= American Islamic Forum for Democracy =

American Muslim think tank

American Islamic Forum for Democracy (AIFD) is an American Muslim think tank formed in 2003 by Zuhdi Jasser in Phoenix, Arizona.

AIFD advocates for the separation of religion and state and confronts the ideologies of political Islam and openly counters the belief that the Muslim faith is inextricably rooted to the concept of the Islamic state.

==Mission==
AIFD's mission statement as found on their website, "is to advocate for the preservation of the founding principles of the United States Constitution, liberty and freedom, through the separation of mosque and state."

==Founder==
AIFD was founded by Zuhdi Jasser in March 2003. A former Lieutenant Commander in the United States Navy, Jasser served 11 years as a medical officer.
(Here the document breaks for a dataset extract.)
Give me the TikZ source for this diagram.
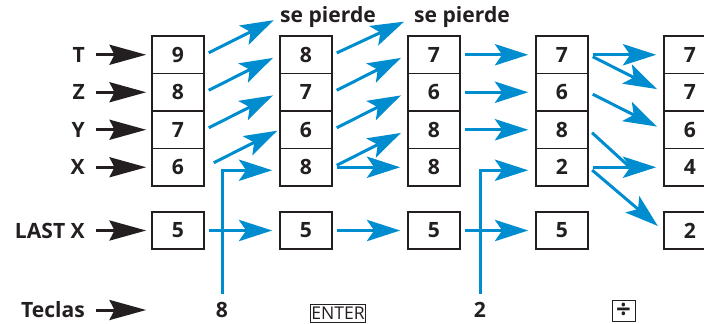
\documentclass[tikz,border=0pt]{standalone}
\usepackage{fontspec}
\setmainfont{Open Sans}
\usetikzlibrary{arrows.meta}
\definecolor{hpblue}{RGB}{0,141,207}
\definecolor{hpblack}{RGB}{35,31,32}
\tikzset{
  regbox/.style={draw=hpblack, line width=1.4pt, minimum width=1.56cm, minimum height=1.125cm,
    inner sep=0pt, text=hpblack, font=\fontsize{18}{20}\selectfont\bfseries},
  rowlabel/.style={anchor=east, inner sep=0pt, text=hpblack, font=\fontsize{18}{20}\selectfont\bfseries},
  keylabel/.style={inner sep=0pt, text=hpblack, font=\fontsize{18}{20}\selectfont\bfseries},
  keybox/.style={draw=hpblack, line width=0.7pt, inner sep=0pt, text=hpblack, font=\fontsize{15}{17}\selectfont},
  bluearrow/.style={hpblue, line width=0.09cm, -{Stealth[length=1cm,width=0.64cm,inset=0.22cm]},
    shorten <=0.13cm, shorten >=0.21cm},
  blueline/.style={hpblue, line width=0.09cm},
  blackarrow/.style={hpblack, line width=0.09cm, -{Stealth[length=1.1cm,width=0.6cm,inset=0.15cm]},
    shorten <=0.33cm, shorten >=0.15cm},
}
\begin{document}
\begin{tikzpicture}[x=0.03cm, y=-0.03cm]
  \clip (0,0) rectangle (704,323);
  % stack registers
  \foreach \col/\xc/\vt/\vz/\vy/\vx/\vl in {1/178/9/8/7/6/5, 2/306/8/7/6/8/5,
      3/434/7/6/8/8/5, 4/562/7/6/8/2/5, 5/690/7/7/6/4/2} {
    \node[regbox] (c\col t) at (\xc,54.75)  {\vt};
    \node[regbox] (c\col z) at (\xc,92.25)  {\vz};
    \node[regbox] (c\col y) at (\xc,129.75) {\vy};
    \node[regbox] (c\col x) at (\xc,167.25) {\vx};
    \node[regbox] (c\col l) at (\xc,230.5)  {\vl};
  }
  % row labels
  \node[rowlabel] (lt) at (85,54.75)  {T};
  \node[rowlabel] (lz) at (85,92.25)  {Z};
  \node[rowlabel] (ly) at (85,129.75) {Y};
  \node[rowlabel] (lx) at (85,167.25) {X};
  \node[rowlabel] (ll) at (85,230.5)  {LAST X};
  \node[rowlabel] (lk) at (85,310)    {Teclas};
  \draw[blackarrow] (lt.east) -- (c1t.west);
  \draw[blackarrow] (lz.east) -- (c1z.west);
  \draw[blackarrow] (ly.east) -- (c1y.west);
  \draw[blackarrow] (lx.east) -- (c1x.west);
  \draw[blackarrow] (ll.east) -- (c1l.west);
  \draw[blackarrow] (lk.east) -- (c1l.west |- lk.east);
  % keys
  \node[keylabel] (k8) at (222,310) {8};
  \node[keybox, minimum width=1.65cm, minimum height=0.54cm] (kenter) at (338,313) {ENTER};
  \node[keybox, minimum width=0.69cm, minimum height=0.64cm,
    font=\fontsize{22}{24}\selectfont\bfseries] (kdiv) at (623.5,311) {÷};
  \node[keylabel] (k2) at (480,310) {2};
  % lost values
  \node[keylabel, anchor=west] (sp1) at (280,17) {se pierde};
  \node[keylabel, anchor=west] (sp2) at (414,17) {se pierde};
  % key 8
  \draw[bluearrow] (c1t.east) -- (sp1.west);
  \draw[bluearrow] (c1z.east) -- (c2t.west);
  \draw[bluearrow] (c1y.east) -- (c2z.west);
  \draw[bluearrow, shorten <=0.3cm, shorten >=0.06cm] (c1x.east) -- (c2y.west);
  \draw[bluearrow, shorten <=0pt] ([yshift=0.25cm]k8.north) |- ([yshift=-0.09cm]c2x.west);
  \draw[bluearrow] (c1l.east) -- (c2l.west);
  % ENTER
  \draw[bluearrow, shorten >=0.33cm] (c2t.east) -- (sp2.west);
  \draw[bluearrow] (c2z.east) -- (c3t.west);
  \draw[bluearrow] (c2y.east) -- (c3z.west);
  \draw[bluearrow] (c2x.east) -- (c3y.west);
  \draw[bluearrow] (c2x.east) -- (c3x.west);
  \draw[bluearrow] (c2l.east) -- (c3l.west);
  % key 2
  \draw[bluearrow] (c3t.east) -- (c4t.west);
  \draw[bluearrow] (c3z.east) -- (c4z.west);
  \draw[bluearrow] (c3y.east) -- (c4y.west);
  \draw[bluearrow, shorten <=0pt] ([yshift=0.25cm]k2.north) |- ([yshift=-0.09cm]c4x.west);
  \draw[bluearrow] (c3l.east) -- (c4l.west);
  % divide
  \draw[bluearrow] (c4t.east) -- (c5t.west);
  \draw[bluearrow] (c4t.east) -- (c5z.west);
  \draw[bluearrow] (c4z.east) -- (c5y.west);
  \draw[blueline, shorten <=0.13cm] (c4y.east) -- ([xshift=-1cm]c5x.west);
  \draw[bluearrow] (c4x.east) -- (c5x.west);
  \draw[bluearrow] (c4x.east) -- (c5l.west);
\end{tikzpicture}
\end{document}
His tours of duty included Medical Department Head aboard the which deployed to Somalia during Operation Restore Hope; Chief Resident at Bethesda Naval Hospital; and Staff Internist for the Office of the Attending Physician to the United States Congress. He is a recipient of the Meritorious Service Medal.

Timothy R. Furnish said that Jasser's quest is to resurrect the doctrine of the Mu'tazilah, a group in early Islamic history which stated that reason was as important as revelation, and that the Qur'an was created rather than eternally existent and that humans had free will.